A couple of collages from today’s newsletter.
Writer’s block is trying to tell you something

In a terrific mini Q&A, Lauren Groff (author of the wonderful novel Matrix, whose followup I cannot wait for) says she thinks writer’s block is an “umbrella term for a series of very different pains.”
1. The “fear of imperfection, which can be combatted by a writer carefully training herself to let her work be messy and impermanent.” Groff gets over this by writing longhand and not typing on the computer until she has a good sense of the piece.
2. “Being impatient with your work and not allowing it the time it needs to develop.” (Her teacher, Loorie Moore, told her to “relax” and not rush things and know that nothing is ever wasted.)
3. “The canary toppling over in the coalmine, the way that your work is telling you that you’re going down the wrong path and you need to reconsider some larger issues.” For this she suggests what I call the put it in the put it in the drawer and walk out the door strategy. And while you’re letting it sit, read, read, read:
During that time away, be in your chair every day, but be there by reading everything you can get your hands on, and you’ll find a solution in the hundreds of thousands of words you’ve read.
(For me, problems of output are usually problems of input.)
All of this reminded me of Joy Williams, who had my favorite take on writer’s block: “Perhaps more people should have it.”
See also: “Skip the boring parts”
(Groff interview via Laura Olin.)
Wonka’s Quotations
One of the fun inventions of screenwriter David Seltzer in Willy Wonka and the Chocolate Factory (1971) is how Willy Wonka is always quoting and mis-quoting snippets of poetry and literature.
Here are just a few bits that Wonka quotes:
“We are the music makers,
And we are the dreamers of dreams…”
—Arthur O’Shaughnessy, “Ode”
“…all I ask is a tall ship and a star to steer her by…”
—John Masefield, “Sea-Fever”*
“Candy
is dandy
but liquor
is quicker.”
—Ogden Nash, “Reflections on Ice-Breaking”
“The suspense is terrible.
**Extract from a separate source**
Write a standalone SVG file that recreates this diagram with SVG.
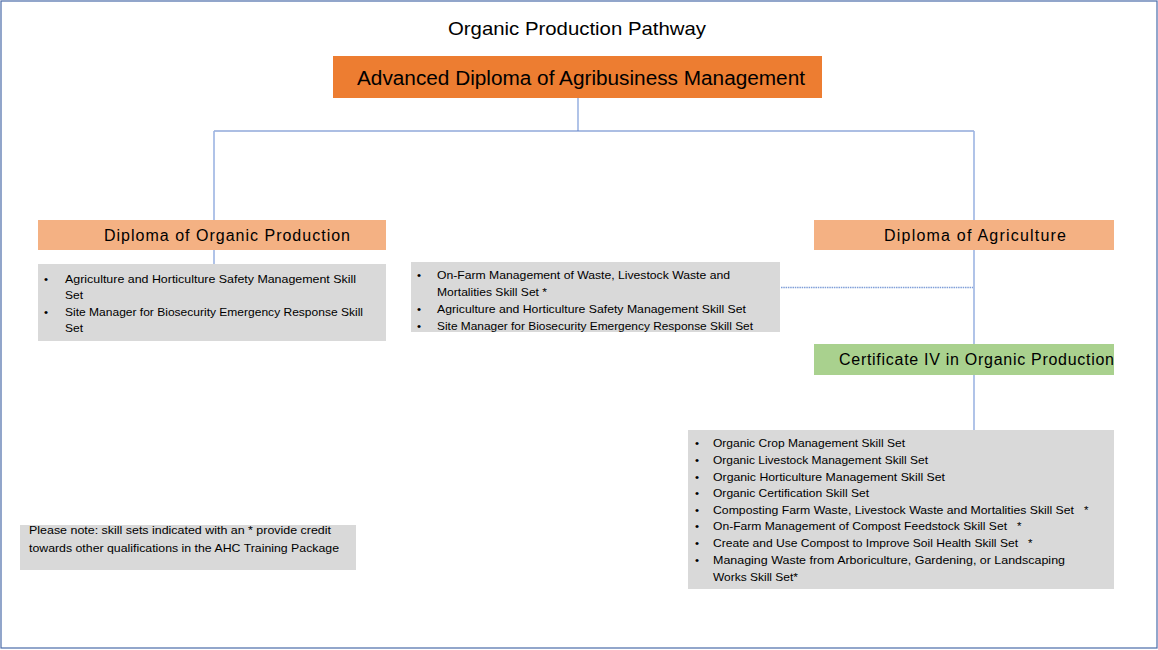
<svg xmlns="http://www.w3.org/2000/svg" width="1158" height="650" viewBox="0 0 1158 650">
<style>
text{font-family:"Liberation Sans",Arial,sans-serif;fill:#000}
.b{font-size:11.5px}
.h{font-size:16px}
.gray{fill:#D9D9D9}
.vline{stroke:#9DB5E3;stroke-width:1.6;fill:none}
.hline{stroke:#5B7FC8;stroke-width:1.2;fill:none}
</style>
<rect x="1" y="1" width="1156" height="647" fill="#fff" stroke="#4A6BA8" stroke-width="1.2"/>
<text x="577" y="35" font-size="19" text-anchor="middle" textLength="258" lengthAdjust="spacingAndGlyphs">Organic Production Pathway</text>
<g id="connectors">
<path class="vline" d="M578 98V131"/>
<path class="hline" d="M214 131H974"/>
<path class="vline" d="M214 131V220M214 250V264"/>
<path class="vline" d="M974 131V430"/>
<path d="M781 287.5H973" stroke="#7F9ED8" stroke-width="1.5" stroke-dasharray="1.5 0.8" fill="none"/>
</g>
<g id="advanced">
<rect x="333" y="56" width="489" height="42" fill="#ED7D31"/>
<text x="357" y="85" font-size="20" textLength="448" lengthAdjust="spacingAndGlyphs">Advanced Diploma of Agribusiness Management</text>
</g>
<g id="diploma-organic">
<rect x="38" y="220" width="348" height="30" fill="#F4B183"/>
<text class="h" x="104" y="241" textLength="246" lengthAdjust="spacing">Diploma of Organic Production</text>
</g>
<g id="diploma-organic-skills">
<rect class="gray" x="38" y="264" width="348" height="77"/>
<text class="b" x="44" y="283">•</text><text class="b" x="65" y="283" textLength="291" lengthAdjust="spacingAndGlyphs">Agriculture and Horticulture Safety Management Skill</text>
<text class="b" x="65" y="299" textLength="18" lengthAdjust="spacingAndGlyphs">Set</text>
<text class="b" x="44" y="316">•</text><text class="b" x="65" y="316" textLength="298" lengthAdjust="spacingAndGlyphs">Site Manager for Biosecurity Emergency Response Skill</text>
<text class="b" x="65" y="332" textLength="18" lengthAdjust="spacingAndGlyphs">Set</text>
</g>
<g id="middle-skills">
<rect class="gray" x="411" y="262" width="369" height="70"/>
<text class="b" x="417" y="279">•</text><text class="b" x="437" y="279" textLength="293" lengthAdjust="spacingAndGlyphs">On-Farm Management of Waste, Livestock Waste and</text>
<text class="b" x="437" y="296" textLength="110" lengthAdjust="spacingAndGlyphs">Mortalities Skill Set *</text>
<text class="b" x="417" y="313">•</text><text class="b" x="437" y="313" textLength="309" lengthAdjust="spacingAndGlyphs">Agriculture and Horticulture Safety Management Skill Set</text>
<text class="b" x="417" y="330">•</text><text class="b" x="437" y="330" textLength="316" lengthAdjust="spacingAndGlyphs">Site Manager for Biosecurity Emergency Response Skill Set</text>
</g>
<g id="diploma-agriculture">
<rect x="814" y="220" width="300" height="30" fill="#F4B183"/>
<text class="h" x="884" y="241" textLength="182" lengthAdjust="spacing">Diploma of Agriculture</text>
</g>
<g id="certificate-iv">
<rect x="814" y="344" width="300" height="31" fill="#A9D18E"/>
<text class="h" x="839" y="365" textLength="275" lengthAdjust="spacing">Certificate IV in Organic Production</text>
</g>
<g id="certificate-skills">
<rect class="gray" x="688" y="430" width="426" height="159"/>
<text class="b" x="695" y="447">•</text><text class="b" x="713" y="447" textLength="192" lengthAdjust="spacingAndGlyphs">Organic Crop Management Skill Set</text>
<text class="b" x="695" y="464">•</text><text class="b" x="713" y="464" textLength="215" lengthAdjust="spacingAndGlyphs">Organic Livestock Management Skill Set</text>
<text class="b" x="695" y="481">•</text><text class="b" x="713" y="481" textLength="232" lengthAdjust="spacingAndGlyphs">Organic Horticulture Management Skill Set</text>
<text class="b" x="695" y="497">•</text><text class="b" x="713" y="497" textLength="156" lengthAdjust="spacingAndGlyphs">Organic Certification Skill Set</text>
<text class="b" x="695" y="514">•</text><text class="b" x="713" y="514" textLength="361" lengthAdjust="spacingAndGlyphs">Composting Farm Waste, Livestock Waste and Mortalities Skill Set</text><text class="b" x="1084" y="514">*</text>
<text class="b" x="695" y="530">•</text><text class="b" x="713" y="530" textLength="294" lengthAdjust="spacingAndGlyphs">On-Farm Management of Compost Feedstock Skill Set</text><text class="b" x="1017" y="530">*</text>
<text class="b" x="695" y="547">•</text><text class="b" x="713" y="547" textLength="305" lengthAdjust="spacingAndGlyphs">Create and Use Compost to Improve Soil Health Skill Set</text><text class="b" x="1028" y="547">*</text>
<text class="b" x="695" y="564">•</text><text class="b" x="713" y="564" textLength="352" lengthAdjust="spacingAndGlyphs">Managing Waste from Arboriculture, Gardening, or Landscaping</text>
<text class="b" x="713" y="581" textLength="85" lengthAdjust="spacingAndGlyphs">Works Skill Set*</text>
</g>
<g id="note">
<rect class="gray" x="20" y="525" width="336" height="45"/>
<text class="b" x="29" y="534" textLength="302" lengthAdjust="spacingAndGlyphs">Please note: skill sets indicated with an * provide credit</text>
<text class="b" x="29" y="552" textLength="310" lengthAdjust="spacingAndGlyphs">towards other qualifications in the AHC Training Package</text>
</g>
</svg>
I hope it will last.”
—Oscar Wilde, The Importance of Being Earnest
“Where is Fancy bred… in the heart or in the head?”
—Shakespeare, The Merchant of Venice
In Pure Imagination: The Making of Willy Wonka, Mel Stuart writes:
Stan Margulies was charged with obtaining the legal clearances so that we wouldn’t be sued for the purloined lines, and he had some fun with it. He sent a copy of the final script to [producer David] Wolper’s attorney, Eric Weissman, with a note. “Mr. Wonka,” Stan wrote, “it turns out, delights in quoting famous pieces of poetry. Happily, most of them are from our good friend, William (public domain) Shakespeare, but his taste is wide ranging.”
A more complete list of Wonka’s quotations can be found here.
My college radio show
After my adventure last week of going through a stack of melted 45 singles, I went out and bought a refurbished tape deck. I christened it by listening to 20-year-old tapes of the short-lived radio show I did with my college roommate. If you’d like to travel back to 2003 and hear what we played here’s a 9-hour Spotify playlist:
(We stole the title of the show from Gil Mantera.)
Timequake
In today’s newsletter I wrote:
The best thing I read this week was Kurt Vonnegut’s Timequake. Why did it take me so long to read the last novel by one of my very favorite writers? For some reason I had assumed it was “minor” Vonnegut, but even “minor” Vonnegut is major to me. Timequake is about everyone in the world coming back to life after a big traumatic event — sound familiar? — but it’s also Vonnegut trying to fit his moral worldview and how he thinks we should live into one last book. The ending, set under the stars at a clambake, is particularly beautiful. Ting-a-ling.